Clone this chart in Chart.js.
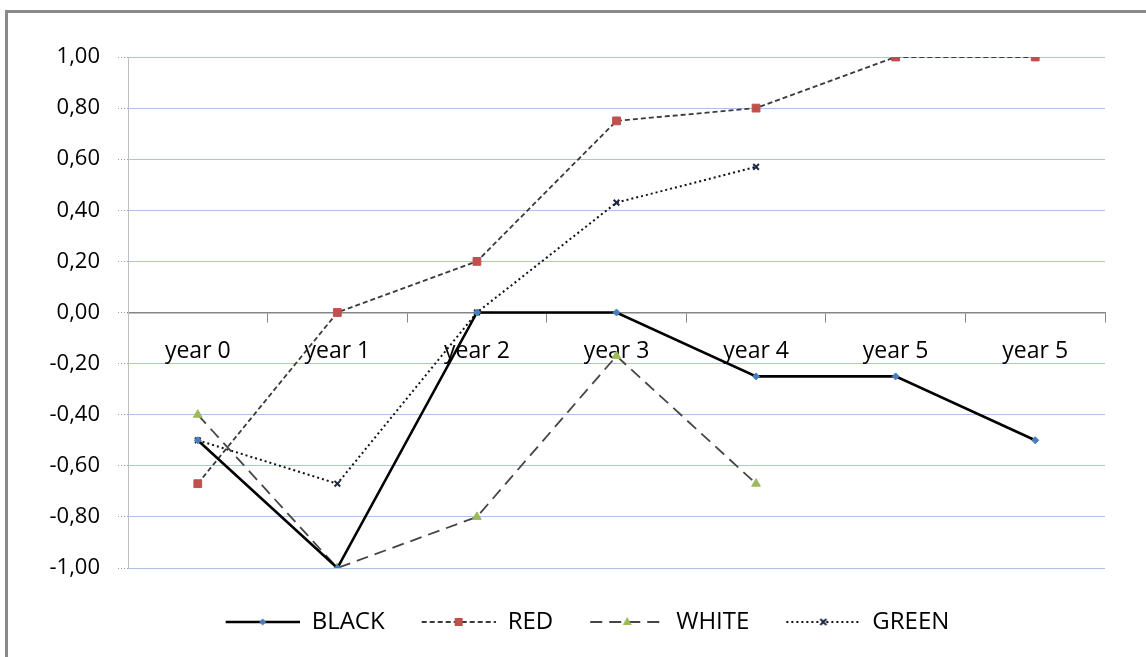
<!DOCTYPE html>
<html><head><meta charset="utf-8">
<script src="https://cdn.jsdelivr.net/npm/chart.js@4"></script>
<style>html,body{margin:0;padding:0;background:#fff}#wrap{width:1146px;height:657px;position:relative}</style>
</head><body><div id="wrap"><canvas id="c" width="1146" height="657"></canvas></div>
<script>
// ---- data ----
const categories = ['year 0', 'year 1', 'year 2', 'year 3', 'year 4', 'year 5', 'year 5'];
const seriesNames = ['BLACK', 'RED', 'WHITE', 'GREEN'];
const blackValues = [-0.5, -1.0, 0.0, 0.0, -0.25, -0.25, -0.5];
const redValues = [-0.67, 0.0, 0.2, 0.75, 0.8, 1.0, 1.0];
const whiteValues = [-0.4, -1.0, -0.8, -0.17, -0.67, null, null];
const greenValues = [-0.5, -0.67, 0.0, 0.43, 0.57, null, null];
const yMin = -1, yMax = 1, yStep = 0.2;

// ---- styles ----
const styles = [
  {line: '#000000', width: 2.6, dash: [], marker: 'rectRot', mColor: '#4A7EBB', r: 3.5},
  {line: '#3a3a3a', width: 1.8, dash: [5, 3], marker: 'rect', mColor: '#C0504D', r: 5.5},
  {line: '#454545', width: 1.8, dash: [12, 7], marker: 'triangle', mColor: '#9BBB59', r: 5},
  {line: '#111111', width: 2, dash: [2, 3], marker: 'crossRot', mColor: '#1c2a44', r: 4}
];
const allValues = [blackValues, redValues, whiteValues, greenValues];
const FONT = 'Open Sans';

function legendImg(s) {
  const W = 103, H = 16, lead = 29;
  const c = document.createElement('canvas');
  c.width = W; c.height = H;
  const g = c.getContext('2d');
  g.strokeStyle = s.line; g.lineWidth = s.width; g.setLineDash(s.dash);
  g.beginPath(); g.moveTo(lead, H / 2); g.lineTo(W, H / 2); g.stroke();
  g.setLineDash([]);
  const cx = lead + (W - lead) / 2, cy = H / 2;
  g.fillStyle = s.mColor; g.strokeStyle = s.mColor;
  if (s.marker === 'rect') { g.fillRect(cx - 4, cy - 4, 8, 8); }
  else if (s.marker === 'rectRot') { g.beginPath(); g.moveTo(cx, cy - 3.5); g.lineTo(cx + 3.5, cy); g.lineTo(cx, cy + 3.5); g.lineTo(cx - 3.5, cy); g.closePath(); g.fill(); }
  else if (s.marker === 'triangle') { g.beginPath(); g.moveTo(cx, cy - 5); g.lineTo(cx + 4.5, cy + 3); g.lineTo(cx - 4.5, cy + 3); g.closePath(); g.fill(); }
  else { g.lineWidth = 2; g.beginPath(); g.moveTo(cx - 3, cy - 3); g.lineTo(cx + 3, cy + 3); g.moveTo(cx + 3, cy - 3); g.lineTo(cx - 3, cy + 3); g.stroke(); }
  return c;
}
const legendImgs = styles.map(legendImg);

const datasets = seriesNames.map((name, i) => ({
  label: name,
  data: allValues[i],
  borderColor: styles[i].line,
  borderWidth: styles[i].width,
  borderDash: styles[i].dash,
  pointStyle: styles[i].marker,
  pointRadius: styles[i].r,
  pointBackgroundColor: styles[i].mColor,
  pointBorderColor: styles[i].mColor,
  pointBorderWidth: styles[i].marker === 'crossRot' ? 2 : 1,
  fill: false,
  tension: 0,
  spanGaps: false
}));

const framePlugin = {
  id: 'frame',
  beforeDraw(chart) {
    const g = chart.ctx;
    g.save();
    g.fillStyle = '#fff'; g.fillRect(0, 0, chart.width, chart.height);
    g.strokeStyle = '#8a8a8a'; g.lineWidth = 3;
    g.strokeRect(6.5, 11.5, 1400, 1000);
    g.restore();
  }
};

new Chart(document.getElementById('c'), {
  type: 'line',
  data: {labels: categories, datasets},
  plugins: [framePlugin],
  options: {
    responsive: false,
    animation: false,
    devicePixelRatio: 1,
    layout: {padding: {top: 57, left: 0, right: 0, bottom: 13}},
    plugins: {
      tooltip: {enabled: false},
      title: {display: true, text: '', position: 'bottom', weight: 500, padding: 0, font: {size: 34, lineHeight: 1}},
      legend: {
        position: 'bottom',
        labels: {
          usePointStyle: true,
          pointStyleWidth: 103,
          padding: 8,
          color: '#000',
          font: {family: FONT, size: 24},
          generateLabels(chart) {
            const items = Chart.defaults.plugins.legend.labels.generateLabels(chart);
            items.forEach((it, i) => { it.pointStyle = legendImgs[i]; it.lineWidth = 0; });
            return items;
          }
        }
      }
    },
    scales: {
      x: {
        type: 'category',
        offset: true,
        position: {y: 0},
        afterFit(s) { s.height = 0; },
        grid: {drawOnChartArea: false, drawTicks: true, tickLength: 9, offset: true, color: '#868686', lineWidth: 1},
        border: {display: true, color: '#868686', width: 1.5},
        ticks: {color: '#000', font: {family: FONT, size: 23}, padding: 16, maxRotation: 0, autoSkip: false}
      },
      y: {
        min: yMin, max: yMax,
        afterFit(s) { s.width = 128; },
        ticks: {
          stepSize: yStep, padding: 18, color: '#000', font: {family: FONT, size: 22},
          callback(v) { const x = Math.abs(v) < 1e-9 ? 0 : v; return x.toFixed(2).replace('.', ','); }
        },
        grid: {
          color: (ctx) => (ctx.tick && Math.abs(ctx.tick.value) < 1e-9) ? '#868686' : '#ABC3E6',
          lineWidth: 1,
          tickColor: '#999',
          tickLength: 10,
          tickBorderDash: [1, 2]
        },
        border: {display: true, color: '#BFBFBF', width: 1}
      },
      yRightSpace: {
        type: 'linear',
        position: 'right',
        min: yMin, max: yMax,
        afterFit(s) { s.width = 41; },
        ticks: {display: false},
        grid: {display: false, drawTicks: false},
        border: {display: false}
      }
    }
  }
});
</script></body></html>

EXERCISE DETAILS: Skip the pictures and restate exactly the lines from the beginning of the listing to the line with "const yMin = -1, yMax = 1, yStep = 0.2;", that line included.

RESULT:
Clone this chart in Chart.js.
<!DOCTYPE html>
<html><head><meta charset="utf-8">
<script src="https://cdn.jsdelivr.net/npm/chart.js@4"></script>
<style>html,body{margin:0;padding:0;background:#fff}#wrap{width:1146px;height:657px;position:relative}</style>
</head><body><div id="wrap"><canvas id="c" width="1146" height="657"></canvas></div>
<script>
// ---- data ----
const categories = ['year 0', 'year 1', 'year 2', 'year 3', 'year 4', 'year 5', 'year 5'];
const seriesNames = ['BLACK', 'RED', 'WHITE', 'GREEN'];
const blackValues = [-0.5, -1.0, 0.0, 0.0, -0.25, -0.25, -0.5];
const redValues = [-0.67, 0.0, 0.2, 0.75, 0.8, 1.0, 1.0];
const whiteValues = [-0.4, -1.0, -0.8, -0.17, -0.67, null, null];
const greenValues = [-0.5, -0.67, 0.0, 0.43, 0.57, null, null];
const yMin = -1, yMax = 1, yStep = 0.2;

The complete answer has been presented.